Читаем Моя жизнь полностью

– Тогда мы вынуждены будем подписать мир. Но тогда для всех будет ясно, что у нас нет другого исхода. Этим одним мы нанесем решительный удар легенде о нашей закулисной связи с Гогенцоллерном.

– Конечно, тут есть свои плюсы. Но это слишком рискованно. Если бы мы должны были погибнуть для победы германской революции, мы были бы обязаны это сделать. Германская революция неизмеримо важнее нашей. Но когда она придет? Неизвестно. А сейчас нет ничего более важного на свете, чем наша революция. Ее надо обезопасить во что бы то ни стало.

К трудностям самого вопроса присоединились еще крайние затруднения внутрипартийного порядка. В партии, по крайней мере в ее руководящих элементах, господствовало непримиримое отношение к подписанию брестских условий. Печатавшиеся в наших газетах стенографические отчеты о брестских переговорах питали и обостряли это настроение. Наиболее яркое выражение оно нашло в группировке левого коммунизма, выдвинувшей лозунг революционной войны.

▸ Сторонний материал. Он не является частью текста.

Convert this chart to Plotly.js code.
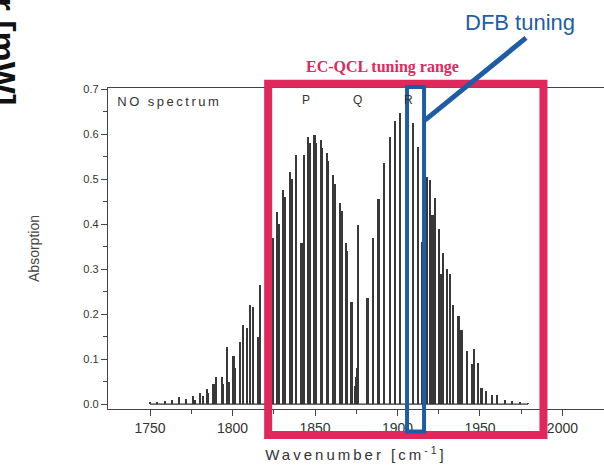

Борьба в партии разгоралась со дня на день. Вопреки позднейшей легенде она шла не между мной и Лениным, а между Лениным и подавляющим большинством руководящих организаций партии. В основных вопросах этой борьбы: можем ли мы ныне вести революционную войну? и допустимо ли вообще для революционной власти заключать соглашения с империалистами? – я был полностью и целиком на стороне Ленина, отвечая вместе с ним на первый вопрос отрицательно, на второй – положительно.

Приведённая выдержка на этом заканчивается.